問題
a 心不全の既往がある人は、薬剤による心不全を起こしやすい。
b 不整脈の発症リスクは、代謝機能の低下によって高まることがあるので、腎機能や肝機能の低下、併用薬との相互作用等に留意するべきである。
c 排尿困難や尿閉の症状が現れるのは、前立腺肥大の基礎疾患のある男性に限られる。
d 排尿困難や尿閉の症状は、多くの場合、原因となる医薬品の使用を中止するだけでは改善しにくい。
これは循環器系及び泌尿器系に現れる医薬品の副作用についての問題です。
a:息切れ、疲れやすい、足のむくみ、急な体重の増加、咳とピンク色の痰などの症状を認めた場合は鬱血性心不全の可能性を疑い、早期に医師の診療を受ける必要があります。
b:不整脈は、心筋の自動性や興奮伝導の異常が原因で心臓の拍動リズムが乱れる病態です。
c:排尿困難や尿閉の症状の現れは、前立腺肥大の基礎疾患がない人や、男性に限らず女性においても、発症が報告されています。
d:排尿困難や尿閉の症状は、多くの場合、原因となる医薬品の使用を中止することにより速やかに改善します。まれに医療機関での処置を必要とする場合もあります。
循環器系及び泌尿器系に現れる医薬品の副作用に関する問題です。
a【〇】 心不全の既往がある人は、プソイドエフェドリン塩酸塩や芍薬甘草湯などを含む医薬品を使用すると、心臓病の症状を悪化させる恐れがあるため使用してはなりません。
b【〇】 高齢者においては、腎機能や肝機能および代謝機能の低下により、鬱血性心不全や不整脈の副作用が現れやすくなるため配慮が必要となります。
c【×】 排尿困難や尿閉の症状は、前立腺肥大の基礎疾患のない場合でも現れ、男女問わず発症が報告されています。
d【×】 排尿困難や尿閉の症状は、多くの場合、原因となる医薬品の使用を中止すると改善します。

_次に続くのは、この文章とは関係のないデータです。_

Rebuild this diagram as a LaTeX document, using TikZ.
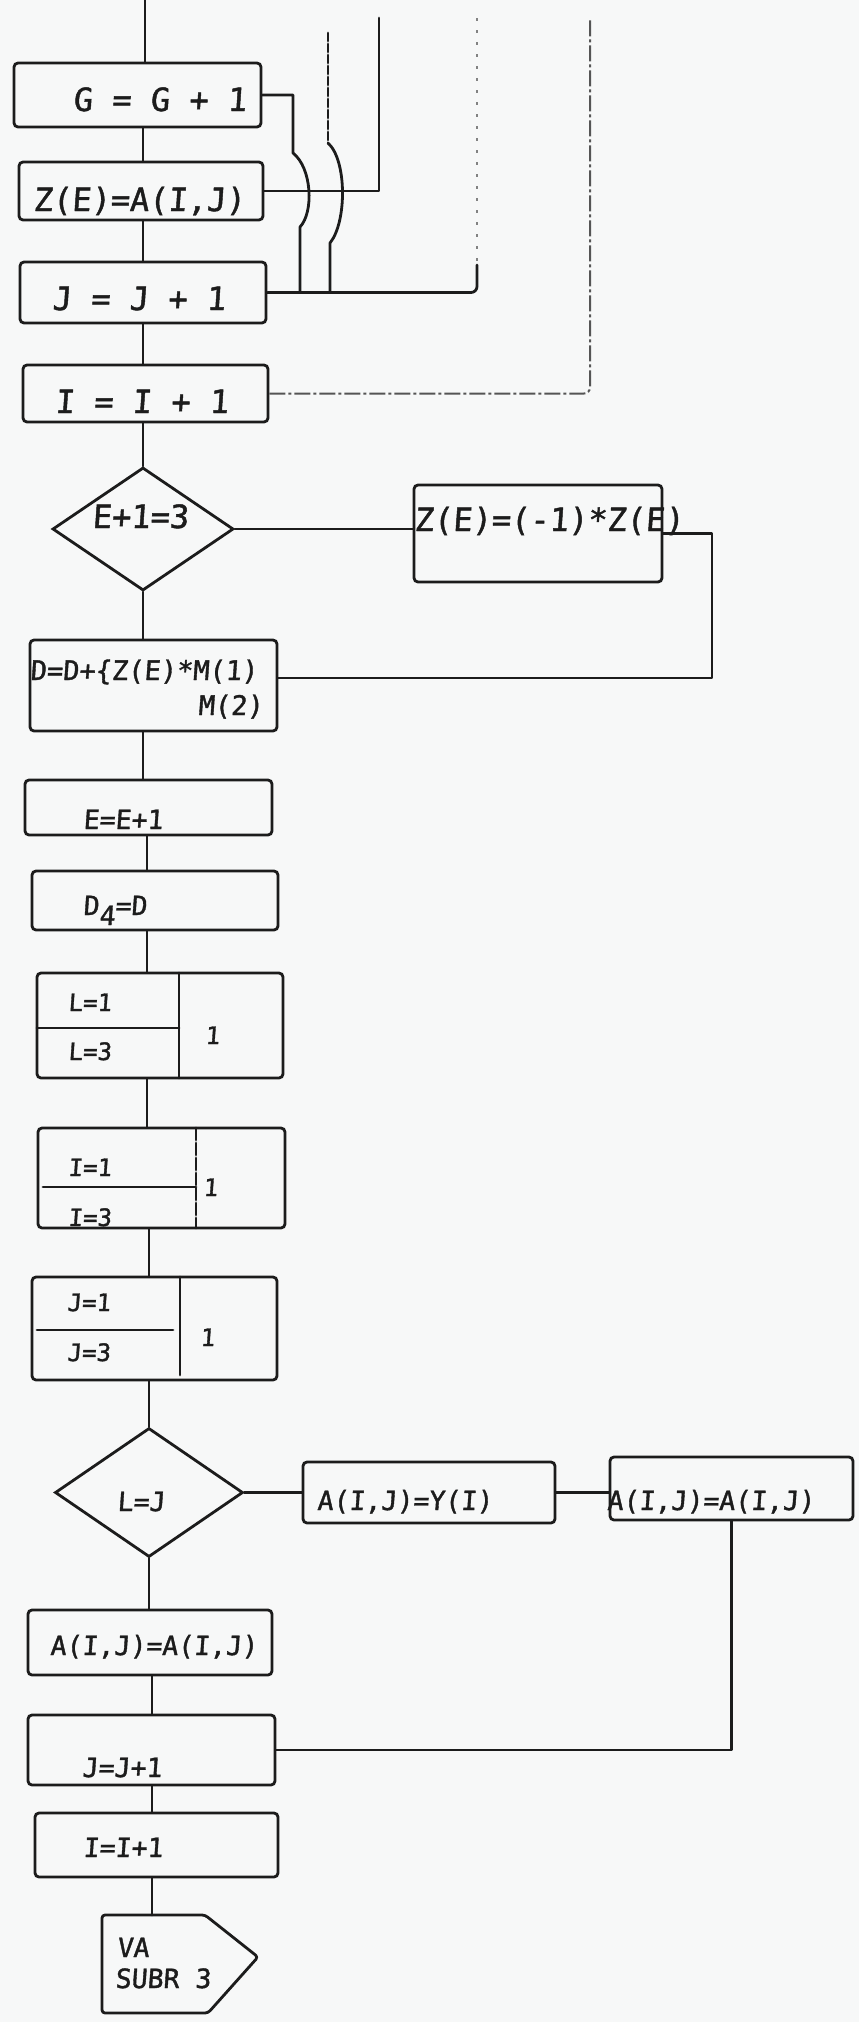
\documentclass[tikz,border=0pt]{standalone}
\usepackage{fontspec}
\newfontfamily\letters{DejaVu Sans Mono}[FakeBold=1.4,FakeSlant=0.07]
\usetikzlibrary{shapes.geometric}
\definecolor{paper}{RGB}{247,248,248}
\definecolor{ink}{RGB}{28,28,28}
\begin{document}
\begin{tikzpicture}[x=1pt,y=-1pt,
  line/.style={draw=ink, line width=2.8pt, line cap=round, line join=round},
  faint/.style={draw=ink!75, line width=2pt, dash pattern=on 16pt off 3pt on 3pt off 3pt},
  dotty/.style={draw=ink!55, line width=1.8pt, dash pattern=on 3pt off 9pt},
  box/.style={rectangle, draw=ink, line width=2.8pt, rounded corners=4pt, inner sep=0pt},
  cond/.style={diamond, draw=ink, line width=2.8pt, inner sep=0pt},
  big/.style={inner sep=0pt, anchor=base west, text=ink, font=\letters\fontsize{32}{36}\selectfont},
  mid/.style={inner sep=0pt, anchor=base west, text=ink, font=\letters\fontsize{27}{31}\selectfont},
  small/.style={inner sep=0pt, anchor=base west, text=ink, font=\letters\fontsize{26.5}{30}\selectfont},
  tiny/.style={inner sep=0pt, anchor=base west, text=ink, font=\letters\fontsize{24}{28}\selectfont},
]
% sheet
\fill[paper] (0,0) rectangle (859,2022);
\useasboundingbox (0,0) rectangle (859,2022);

% ---------- boxes of the main column ----------
\node[box, minimum width=247pt, minimum height=64pt]  (G)  at (137.5,95)   {};
\node[box, minimum width=244pt, minimum height=58pt]  (Z)  at (141,191)    {};
\node[box, minimum width=246pt, minimum height=61pt]  (J)  at (143,292.5)  {};
\node[box, minimum width=245pt, minimum height=57pt]  (I)  at (145.5,393.5){};
\node[cond, minimum width=181pt, minimum height=123pt] (D1) at (143,529)   {};
\node[box, minimum width=248pt, minimum height=97pt]  (Z2) at (538,533.5)  {};
\node[box, minimum width=247pt, minimum height=91pt]  (D)  at (153.5,685.5){};
\node[box, minimum width=247pt, minimum height=55pt]  (E)  at (148.5,807.5){};
\node[box, minimum width=246pt, minimum height=59pt]  (D4) at (155,900.5)  {};
\node[box, minimum width=246pt, minimum height=105pt] (L)  at (160,1025.5) {};
\node[box, minimum width=247pt, minimum height=100pt] (Ib) at (161.5,1178) {};
\node[box, minimum width=245pt, minimum height=103pt] (Jb) at (154.5,1328.5){};
\node[cond, minimum width=188pt, minimum height=129pt] (D2) at (149,1492.5) {};
\node[box, minimum width=252pt, minimum height=61pt]  (A1) at (429,1492.5) {};
\node[box, minimum width=243pt, minimum height=63pt]  (A2) at (731.5,1488.5){};
\node[box, minimum width=244pt, minimum height=65pt]  (A0) at (150,1642.5) {};
\node[box, minimum width=247pt, minimum height=70pt]  (Jc) at (151.5,1750) {};
\node[box, minimum width=243pt, minimum height=64pt]  (Ic) at (156.5,1845) {};

% off-page connector
\coordinate (VA) at (152,1915);
\draw[line, rounded corners=3pt] (102,1915) -- (205,1915) -- (258,1957) -- (208,2013)
  -- (102,2013) -- cycle;

% dividers of the loop boxes
\draw[line] (179,973) -- (179,1078);
\draw[line] (37,1028) -- (179,1028);
\draw[line, dash pattern=on 12pt off 3pt] (196,1128) -- (196,1228);
\draw[line] (43,1187) -- (196,1187);
\draw[line] (180,1277) -- (180,1375);
\draw[line] (37,1330) -- (173,1330);

% ---------- texts ----------
\node[big]  (tG)  at (73,111)   {G = G + 1};
\node[big]  (tZ)  at (33,211)   {Z(E)=A(I,J)};
\node[big]  (tJ)  at (52,310)   {J = J + 1};
\node[big]  (tI)  at (55,413)   {I = I + 1};
\node[big]  (tD1) at (92,528)   {E+1=3};
\node[big]  (tZ2) at (414,531)  {Z(E)=(-1)*Z(E)};
\node[mid]  (tD)  at (30,680)   {D=D+\{Z(E)*M(1)};
\node[mid]  (tM)  at (198,715)  {M(2)};
\node[small] (tE)  at (83,829)  {E=E+1};
\node[small] (tD4) at (83,915)  {D\raisebox{-10pt}{4}=D};
\node[tiny] (tL1) at (68,1011)  {L=1};
\node[tiny] (tL3) at (68,1060)  {L=3};
\node[tiny] (tL)  at (205,1044) {1};
\node[tiny] (tI1) at (68,1176)  {I=1};
\node[tiny] (tI3) at (68,1226)  {I=3};
\node[tiny] (tIs) at (203,1196) {1};
\node[tiny] (tJ1) at (67,1311)  {J=1};
\node[tiny] (tJ3) at (67,1361)  {J=3};
\node[tiny] (tJs) at (200,1346) {1};
\node[small] (tD2) at (117,1511) {L=J};
\node[small] (tA1) at (317,1510) {A(I,J)=Y(I)};
\node[small] (tA2) at (607,1510) {A(I,J)=A(I,J)};
\node[small] (tA0) at (50,1655)  {A(I,J)=A(I,J)};
\node[small] (tJc) at (82,1777)  {J=J+1};
\node[small] (tIc) at (83,1857)  {I=I+1};
\node[small] (tV1) at (117,1957) {VA};
\node[small] (tV2) at (115,1988) {SUBR 3};

% ---------- connectors ----------
\coordinate (entry) at (145,0);
\coordinate (s2) at (147,0);
\draw[line] (entry) -- (entry |- G.north);
\draw[line] (D1.north |- G.south) -- (D1.north |- Z.north);
\draw[line] (D1.north |- Z.south) -- (D1.north |- J.north);
\draw[line] (D1.north |- J.south) -- (D1.north |- I.north);
\draw[line] (D1.north |- I.south) -- (D1.north);
\draw[line] (D1.south) -- (D1.south |- D.north);
\draw[line] (D1.south |- D.south) -- (D1.south |- E.north);
\draw[line] (s2 |- E.south) -- (s2 |- D4.north);
\draw[line] (s2 |- D4.south) -- (s2 |- L.north);
\draw[line] (s2 |- L.south) -- (s2 |- Ib.north);
\draw[line] (D2.north |- Ib.south) -- (D2.north |- Jb.north);
\draw[line] (D2.north |- Jb.south) -- (D2.north);
\draw[line] (D2.south) -- (D2.south |- A0.north);
\draw[line] (VA |- A0.south) -- (VA |- Jc.north);
\draw[line] (VA |- Jc.south) -- (VA |- Ic.north);
\draw[line] (VA |- Ic.south) -- (VA);

% loops on the right of the top boxes
\coordinate (a1) at (293,153);
\coordinate (a2) at (300,227);
\draw[line] (G.east) -| (a1) .. controls (312,168) and (314,212) .. (a2) -- (a2 |- J.east);
\coordinate (b0) at (328,33);
\coordinate (b1) at (328,143);
\coordinate (b2) at (330,243);
\draw[line, dash pattern=on 8pt off 3pt] (b0) -- (b1);
\draw[line] (b1) .. controls (347,160) and (347,222) .. (b2) -- (b2 |- J.east);
\coordinate (c0) at (379,18);
\draw[line] (Z.east) -| (c0);
\coordinate (d0) at (477,18);
\coordinate (d1) at (477,265);
\draw[dotty] (d0) -- (d1);
\draw[line, rounded corners=6pt] (J.east) -| (d1);
\coordinate (e0) at (590,20);
\draw[faint, rounded corners=6pt] (I.east) -| (e0);

% decision E+1=3 and its side branch
\draw[line] (D1.east) -- (D1.east -| Z2.west);
\coordinate (loop) at (712,678);
\draw[line] (Z2.east) -| (loop) -- (loop -| D.east);

% decision L=J and its side branch
\draw[line] (D2.east) -- (D2.east -| A1.west);
\draw[line] (A1.east) -- (A1.east -| A2.west);
\draw[line] (A2.south) |- (Jc.east);
\end{tikzpicture}
\end{document}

副作用が生じた場合は使用を中止し、改善されない場合は医療機関を受診します。
循環器系及び泌尿器系に現れる医薬品の副作用についての問題です。
正解です。
・心不全の既往がある人は、薬剤による心不全を起こしやすいです。
・不整脈は、代謝機能の低下によって発症リスクが高まることがあるので、腎機能や肝機能の低下、併用薬との相互作用等に留意するべきです。

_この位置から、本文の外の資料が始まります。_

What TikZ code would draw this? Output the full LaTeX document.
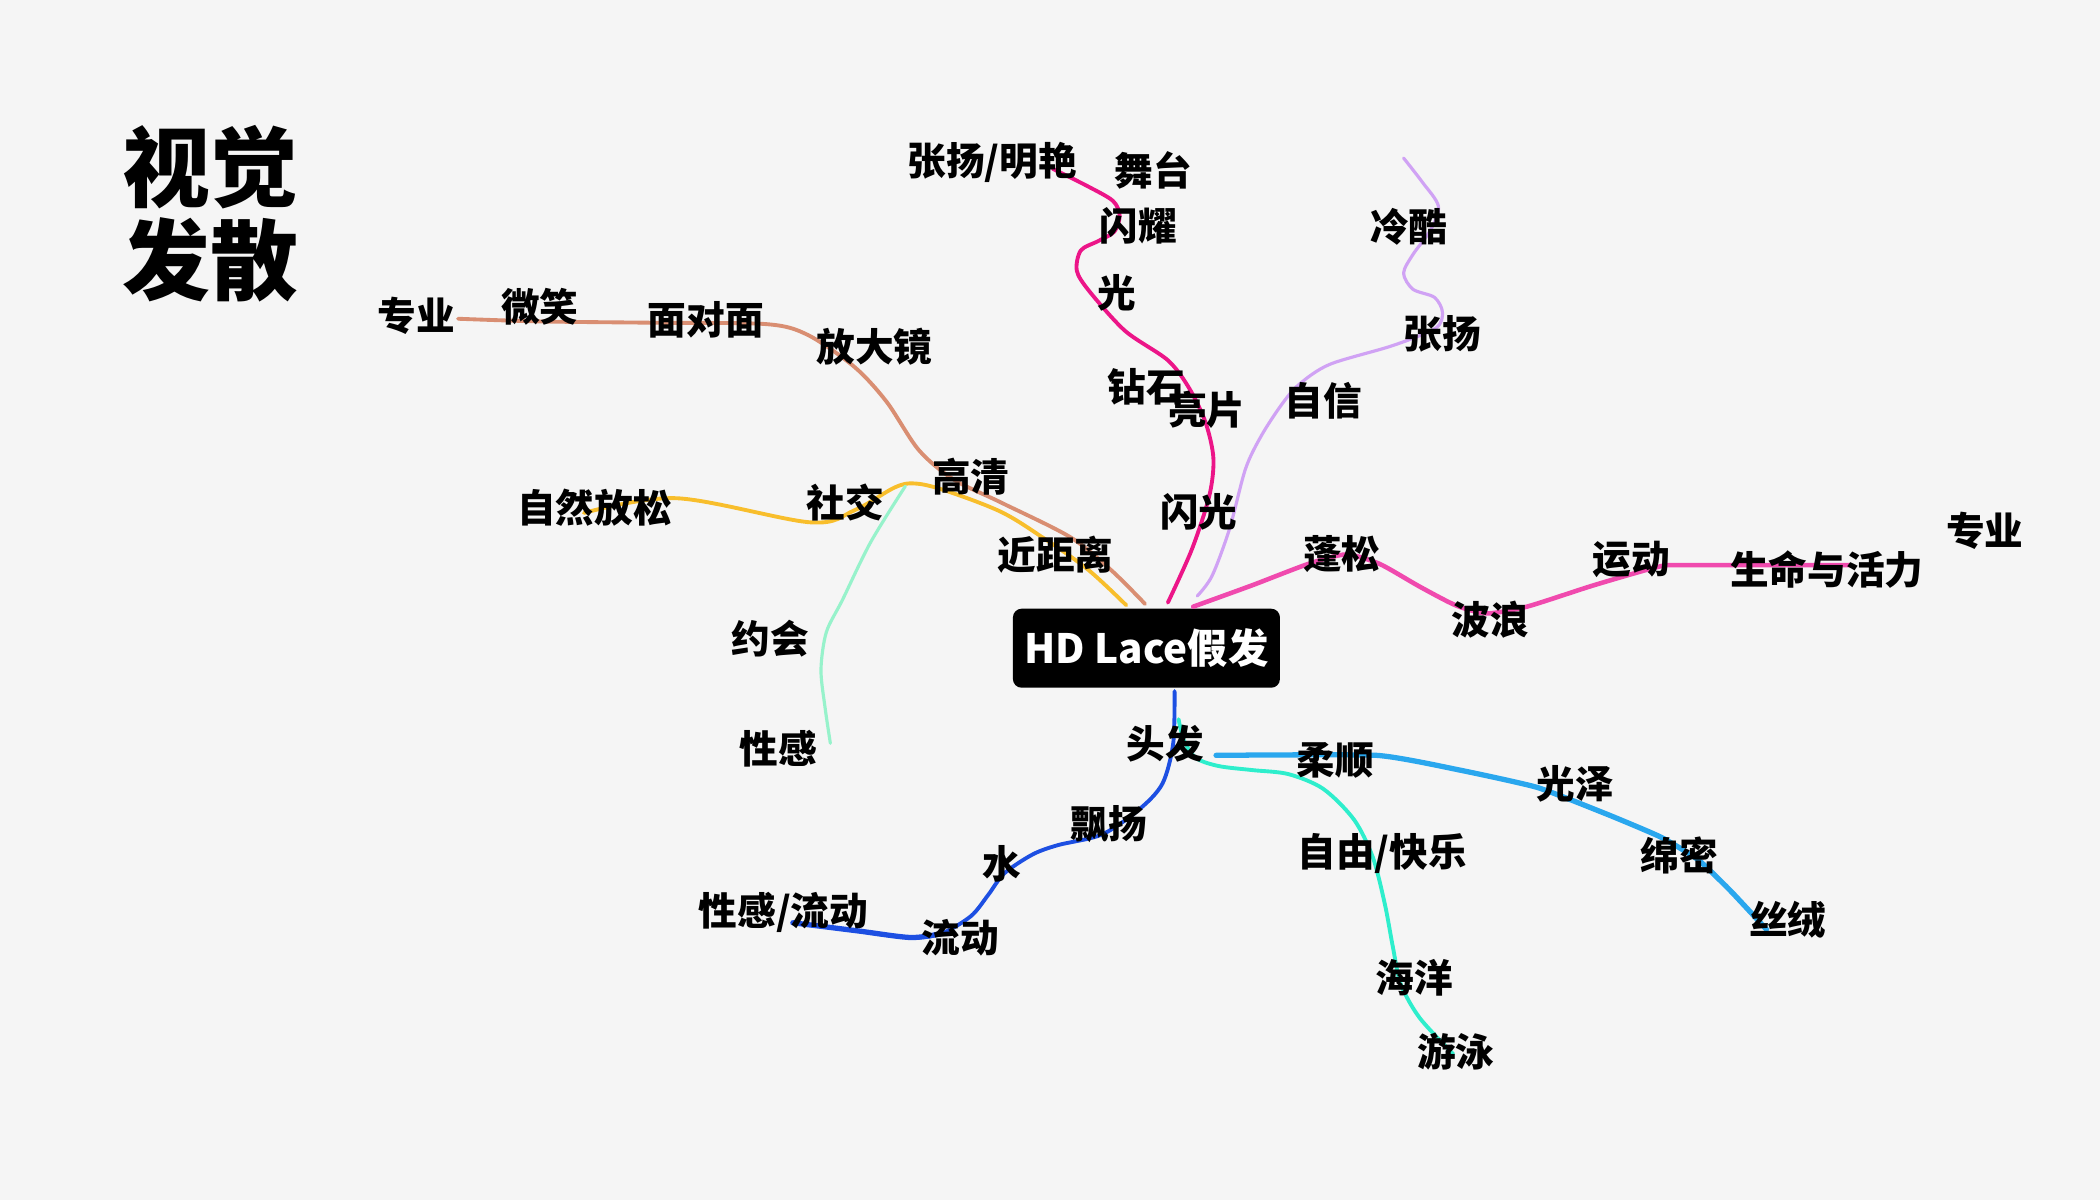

・排尿困難や尿閉の症状は前立腺肥大等の基礎疾患がない人でも現れることがあります。
・排尿や尿閉の症状は、原因となる医薬品の使用を中止することにより速やかに改善します。
本解説は、厚生労働省作成「登録販売者試験問題作成に関する手引き(令和5年4月)」より引用して作成しています。